# start of Given entries
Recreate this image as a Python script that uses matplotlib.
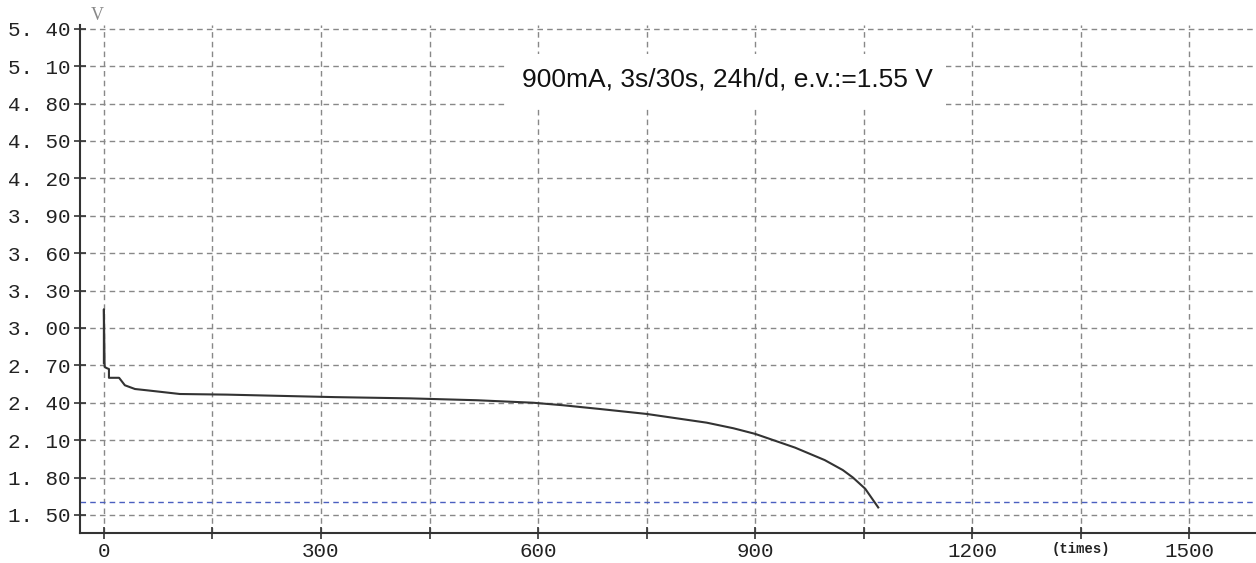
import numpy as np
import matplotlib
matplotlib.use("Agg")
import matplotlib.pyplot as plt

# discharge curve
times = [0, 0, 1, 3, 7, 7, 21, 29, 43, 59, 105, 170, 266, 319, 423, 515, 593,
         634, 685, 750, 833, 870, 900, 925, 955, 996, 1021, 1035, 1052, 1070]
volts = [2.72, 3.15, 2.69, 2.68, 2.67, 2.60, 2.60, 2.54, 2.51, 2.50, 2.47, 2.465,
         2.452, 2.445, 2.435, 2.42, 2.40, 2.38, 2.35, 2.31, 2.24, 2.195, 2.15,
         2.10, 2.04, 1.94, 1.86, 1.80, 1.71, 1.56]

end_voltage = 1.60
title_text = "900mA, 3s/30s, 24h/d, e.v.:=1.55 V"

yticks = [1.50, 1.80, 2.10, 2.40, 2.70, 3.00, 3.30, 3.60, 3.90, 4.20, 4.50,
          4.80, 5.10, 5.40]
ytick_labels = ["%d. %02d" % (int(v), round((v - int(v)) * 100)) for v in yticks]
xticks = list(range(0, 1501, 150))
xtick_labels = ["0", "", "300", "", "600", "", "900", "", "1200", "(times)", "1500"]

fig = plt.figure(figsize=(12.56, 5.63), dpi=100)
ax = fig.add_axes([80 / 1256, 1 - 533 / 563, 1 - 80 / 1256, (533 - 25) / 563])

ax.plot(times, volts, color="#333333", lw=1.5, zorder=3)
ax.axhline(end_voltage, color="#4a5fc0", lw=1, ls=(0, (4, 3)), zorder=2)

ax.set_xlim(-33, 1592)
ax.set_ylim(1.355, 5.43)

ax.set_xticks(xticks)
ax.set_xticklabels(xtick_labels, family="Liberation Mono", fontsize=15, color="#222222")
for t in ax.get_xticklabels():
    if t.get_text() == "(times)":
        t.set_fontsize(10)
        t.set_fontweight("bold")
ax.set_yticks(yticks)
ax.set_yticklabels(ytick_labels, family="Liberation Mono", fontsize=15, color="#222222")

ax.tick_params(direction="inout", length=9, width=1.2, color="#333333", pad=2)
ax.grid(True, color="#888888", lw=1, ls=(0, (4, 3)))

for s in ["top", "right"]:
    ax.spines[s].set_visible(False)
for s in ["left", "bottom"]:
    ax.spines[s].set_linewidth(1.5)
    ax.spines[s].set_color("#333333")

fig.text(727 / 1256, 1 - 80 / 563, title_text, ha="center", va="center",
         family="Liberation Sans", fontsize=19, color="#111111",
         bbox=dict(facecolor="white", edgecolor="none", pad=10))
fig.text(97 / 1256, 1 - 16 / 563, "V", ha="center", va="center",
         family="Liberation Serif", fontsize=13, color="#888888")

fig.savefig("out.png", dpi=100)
# end of Given entries
# start of Given entries
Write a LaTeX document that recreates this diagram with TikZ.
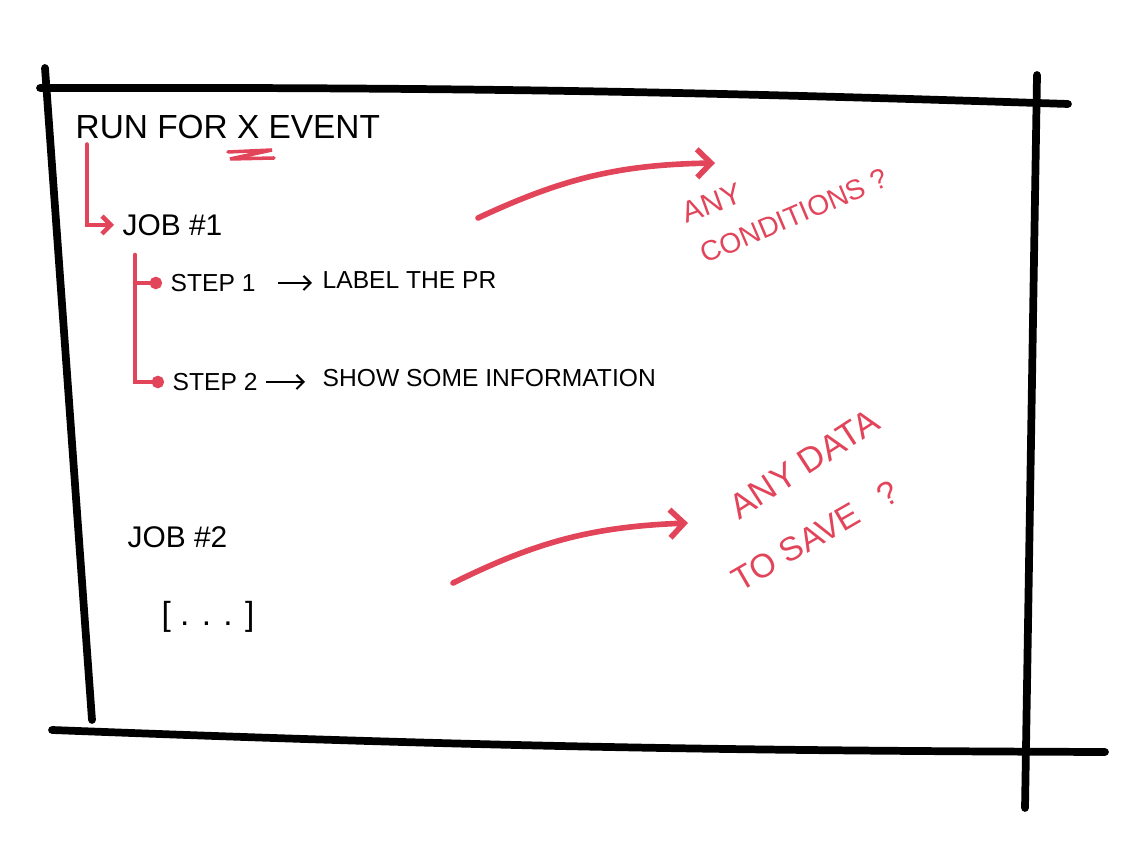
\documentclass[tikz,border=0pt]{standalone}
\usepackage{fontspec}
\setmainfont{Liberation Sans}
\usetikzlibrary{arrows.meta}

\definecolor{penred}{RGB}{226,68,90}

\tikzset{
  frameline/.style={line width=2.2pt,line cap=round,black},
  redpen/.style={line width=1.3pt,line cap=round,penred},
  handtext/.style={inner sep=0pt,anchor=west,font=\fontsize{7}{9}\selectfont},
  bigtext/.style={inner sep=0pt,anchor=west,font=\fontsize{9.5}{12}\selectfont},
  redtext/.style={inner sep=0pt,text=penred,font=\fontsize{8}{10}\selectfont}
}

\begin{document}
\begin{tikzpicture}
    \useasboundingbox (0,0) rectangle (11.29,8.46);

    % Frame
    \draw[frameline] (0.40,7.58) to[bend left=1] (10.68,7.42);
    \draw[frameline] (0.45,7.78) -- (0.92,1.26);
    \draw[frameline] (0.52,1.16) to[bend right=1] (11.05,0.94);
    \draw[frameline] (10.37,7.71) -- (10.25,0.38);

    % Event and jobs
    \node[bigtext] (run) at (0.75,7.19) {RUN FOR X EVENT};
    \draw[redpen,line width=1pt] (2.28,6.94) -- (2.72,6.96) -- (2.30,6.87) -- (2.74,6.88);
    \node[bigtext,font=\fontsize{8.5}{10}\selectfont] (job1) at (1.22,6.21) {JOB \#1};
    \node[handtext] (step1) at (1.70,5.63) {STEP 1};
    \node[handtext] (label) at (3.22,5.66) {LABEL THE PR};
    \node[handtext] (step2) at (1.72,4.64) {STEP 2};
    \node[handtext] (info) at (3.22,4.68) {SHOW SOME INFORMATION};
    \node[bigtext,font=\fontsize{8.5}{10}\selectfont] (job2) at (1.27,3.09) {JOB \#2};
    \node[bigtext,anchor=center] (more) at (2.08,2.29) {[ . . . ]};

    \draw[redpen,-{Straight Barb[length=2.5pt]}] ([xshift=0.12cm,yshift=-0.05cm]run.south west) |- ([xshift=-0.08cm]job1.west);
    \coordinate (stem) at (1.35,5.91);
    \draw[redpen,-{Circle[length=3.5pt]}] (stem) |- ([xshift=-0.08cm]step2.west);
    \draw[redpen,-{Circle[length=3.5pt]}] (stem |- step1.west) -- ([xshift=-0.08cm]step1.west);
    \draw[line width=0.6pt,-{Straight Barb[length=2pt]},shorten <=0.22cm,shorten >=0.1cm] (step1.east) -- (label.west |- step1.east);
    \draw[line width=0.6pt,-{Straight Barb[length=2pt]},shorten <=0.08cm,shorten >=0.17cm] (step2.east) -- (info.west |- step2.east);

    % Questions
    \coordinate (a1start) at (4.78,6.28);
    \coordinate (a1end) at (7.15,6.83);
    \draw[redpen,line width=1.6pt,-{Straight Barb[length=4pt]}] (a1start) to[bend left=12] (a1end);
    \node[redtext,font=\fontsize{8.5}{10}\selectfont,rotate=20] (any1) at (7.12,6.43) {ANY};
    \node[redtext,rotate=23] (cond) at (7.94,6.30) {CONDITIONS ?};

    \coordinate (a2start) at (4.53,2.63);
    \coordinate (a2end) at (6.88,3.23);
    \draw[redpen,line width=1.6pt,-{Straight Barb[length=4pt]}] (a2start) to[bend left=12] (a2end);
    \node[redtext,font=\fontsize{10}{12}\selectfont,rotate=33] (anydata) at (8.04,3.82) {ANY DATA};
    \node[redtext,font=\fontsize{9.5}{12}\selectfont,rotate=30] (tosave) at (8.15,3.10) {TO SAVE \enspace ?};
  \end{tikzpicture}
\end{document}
# end of Given entries
# start of Given entries
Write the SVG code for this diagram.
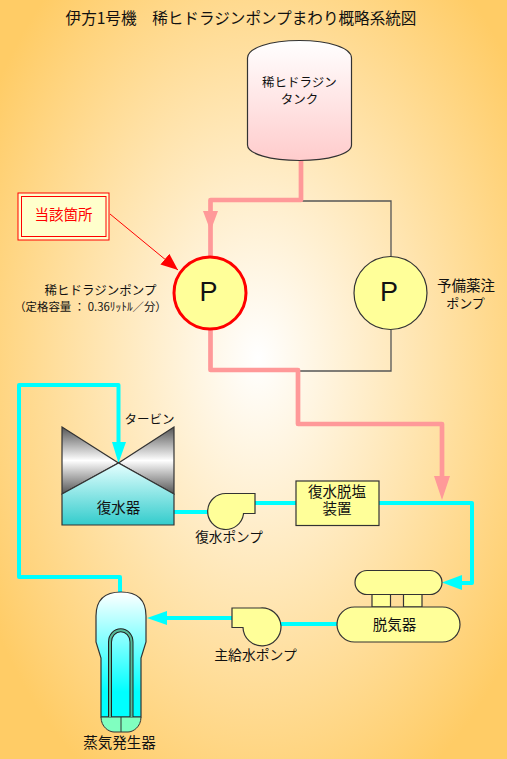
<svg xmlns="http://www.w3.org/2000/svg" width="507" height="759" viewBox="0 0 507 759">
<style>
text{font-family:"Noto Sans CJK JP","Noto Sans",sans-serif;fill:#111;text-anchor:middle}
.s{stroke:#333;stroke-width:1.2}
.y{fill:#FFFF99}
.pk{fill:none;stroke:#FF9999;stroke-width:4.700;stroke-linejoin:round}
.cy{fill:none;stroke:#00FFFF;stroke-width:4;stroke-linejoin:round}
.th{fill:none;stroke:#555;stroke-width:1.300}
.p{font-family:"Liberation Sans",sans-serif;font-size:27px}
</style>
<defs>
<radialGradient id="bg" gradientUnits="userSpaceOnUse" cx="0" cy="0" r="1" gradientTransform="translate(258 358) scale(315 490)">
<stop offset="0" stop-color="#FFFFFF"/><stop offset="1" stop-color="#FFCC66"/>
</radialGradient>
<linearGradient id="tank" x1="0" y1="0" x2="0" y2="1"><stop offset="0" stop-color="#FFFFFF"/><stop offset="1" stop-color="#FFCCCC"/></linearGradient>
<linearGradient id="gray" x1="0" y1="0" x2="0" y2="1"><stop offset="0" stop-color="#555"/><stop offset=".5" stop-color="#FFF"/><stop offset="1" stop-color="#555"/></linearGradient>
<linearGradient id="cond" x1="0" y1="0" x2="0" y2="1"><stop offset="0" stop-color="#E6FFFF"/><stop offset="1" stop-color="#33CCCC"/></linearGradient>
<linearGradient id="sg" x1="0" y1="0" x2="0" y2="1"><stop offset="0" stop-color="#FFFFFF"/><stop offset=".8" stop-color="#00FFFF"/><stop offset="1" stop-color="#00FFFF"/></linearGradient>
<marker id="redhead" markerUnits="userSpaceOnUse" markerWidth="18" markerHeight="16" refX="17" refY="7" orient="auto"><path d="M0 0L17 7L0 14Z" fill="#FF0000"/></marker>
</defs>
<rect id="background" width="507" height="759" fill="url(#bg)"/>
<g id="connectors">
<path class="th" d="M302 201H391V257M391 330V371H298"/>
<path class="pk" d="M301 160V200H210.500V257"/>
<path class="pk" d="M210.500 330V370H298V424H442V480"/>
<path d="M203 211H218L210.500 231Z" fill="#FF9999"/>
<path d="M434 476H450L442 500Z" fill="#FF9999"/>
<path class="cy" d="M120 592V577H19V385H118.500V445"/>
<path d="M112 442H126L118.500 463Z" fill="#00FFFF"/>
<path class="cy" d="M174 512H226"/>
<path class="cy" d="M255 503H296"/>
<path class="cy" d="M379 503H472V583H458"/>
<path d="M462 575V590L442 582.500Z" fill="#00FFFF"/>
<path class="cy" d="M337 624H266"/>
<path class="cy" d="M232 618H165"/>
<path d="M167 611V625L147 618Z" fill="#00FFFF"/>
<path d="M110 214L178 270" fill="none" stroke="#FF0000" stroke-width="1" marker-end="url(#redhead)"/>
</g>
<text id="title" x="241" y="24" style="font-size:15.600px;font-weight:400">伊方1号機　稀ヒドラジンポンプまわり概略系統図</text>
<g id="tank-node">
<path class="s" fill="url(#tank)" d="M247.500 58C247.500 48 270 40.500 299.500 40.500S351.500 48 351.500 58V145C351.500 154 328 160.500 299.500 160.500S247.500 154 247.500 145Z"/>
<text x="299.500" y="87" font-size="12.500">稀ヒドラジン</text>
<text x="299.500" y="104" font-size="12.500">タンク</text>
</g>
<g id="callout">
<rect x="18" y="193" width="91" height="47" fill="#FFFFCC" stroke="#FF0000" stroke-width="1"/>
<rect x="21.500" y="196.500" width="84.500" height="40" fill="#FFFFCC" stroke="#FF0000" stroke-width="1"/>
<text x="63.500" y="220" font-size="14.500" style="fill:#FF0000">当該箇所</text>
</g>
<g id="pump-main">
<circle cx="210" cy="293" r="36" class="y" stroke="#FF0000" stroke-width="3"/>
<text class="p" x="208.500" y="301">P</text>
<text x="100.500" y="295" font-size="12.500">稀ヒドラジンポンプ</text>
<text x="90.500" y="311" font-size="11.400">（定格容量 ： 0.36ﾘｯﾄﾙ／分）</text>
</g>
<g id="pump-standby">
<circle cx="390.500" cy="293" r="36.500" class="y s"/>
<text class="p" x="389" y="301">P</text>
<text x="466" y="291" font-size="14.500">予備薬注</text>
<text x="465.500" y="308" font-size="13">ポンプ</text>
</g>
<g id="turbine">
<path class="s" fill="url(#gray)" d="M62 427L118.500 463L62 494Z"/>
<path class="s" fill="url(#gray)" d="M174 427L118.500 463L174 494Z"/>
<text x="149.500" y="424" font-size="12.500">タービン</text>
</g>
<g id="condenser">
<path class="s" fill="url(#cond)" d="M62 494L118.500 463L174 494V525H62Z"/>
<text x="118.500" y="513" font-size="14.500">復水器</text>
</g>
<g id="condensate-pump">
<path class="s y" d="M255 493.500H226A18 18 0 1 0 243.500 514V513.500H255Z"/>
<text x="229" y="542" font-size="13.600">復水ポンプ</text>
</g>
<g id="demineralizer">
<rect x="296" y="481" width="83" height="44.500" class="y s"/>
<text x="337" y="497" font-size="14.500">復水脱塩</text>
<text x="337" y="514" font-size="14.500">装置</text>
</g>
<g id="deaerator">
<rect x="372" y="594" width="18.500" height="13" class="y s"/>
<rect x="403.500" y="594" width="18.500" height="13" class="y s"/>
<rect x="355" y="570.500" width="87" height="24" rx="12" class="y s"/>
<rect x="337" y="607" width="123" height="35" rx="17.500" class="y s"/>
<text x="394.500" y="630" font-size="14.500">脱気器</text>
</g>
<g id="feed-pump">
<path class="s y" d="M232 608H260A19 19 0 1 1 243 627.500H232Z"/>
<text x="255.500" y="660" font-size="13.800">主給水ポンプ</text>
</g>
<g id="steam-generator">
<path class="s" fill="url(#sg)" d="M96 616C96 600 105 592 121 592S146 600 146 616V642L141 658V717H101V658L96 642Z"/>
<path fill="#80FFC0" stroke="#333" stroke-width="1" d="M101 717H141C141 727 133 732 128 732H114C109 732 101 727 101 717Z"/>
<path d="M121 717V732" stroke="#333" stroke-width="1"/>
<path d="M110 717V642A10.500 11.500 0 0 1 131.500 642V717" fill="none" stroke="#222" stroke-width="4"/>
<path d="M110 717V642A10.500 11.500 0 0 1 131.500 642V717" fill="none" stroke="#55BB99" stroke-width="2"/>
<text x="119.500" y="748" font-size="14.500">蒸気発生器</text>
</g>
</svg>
# end of Given entries
### Set problem
In the listing above, find the line containing "Recreate this image" and the line containing "3s/30s, 24h/d, e.v.:=1.55", then return both of them and every line between, exactly, without pictures.

### The completed task
Recreate this image as a Python script that uses matplotlib.
import numpy as np
import matplotlib
matplotlib.use("Agg")
import matplotlib.pyplot as plt

# discharge curve
times = [0, 0, 1, 3, 7, 7, 21, 29, 43, 59, 105, 170, 266, 319, 423, 515, 593,
         634, 685, 750, 833, 870, 900, 925, 955, 996, 1021, 1035, 1052, 1070]
volts = [2.72, 3.15, 2.69, 2.68, 2.67, 2.60, 2.60, 2.54, 2.51, 2.50, 2.47, 2.465,
         2.452, 2.445, 2.435, 2.42, 2.40, 2.38, 2.35, 2.31, 2.24, 2.195, 2.15,
         2.10, 2.04, 1.94, 1.86, 1.80, 1.71, 1.56]

end_voltage = 1.60
title_text = "900mA, 3s/30s, 24h/d, e.v.:=1.55 V"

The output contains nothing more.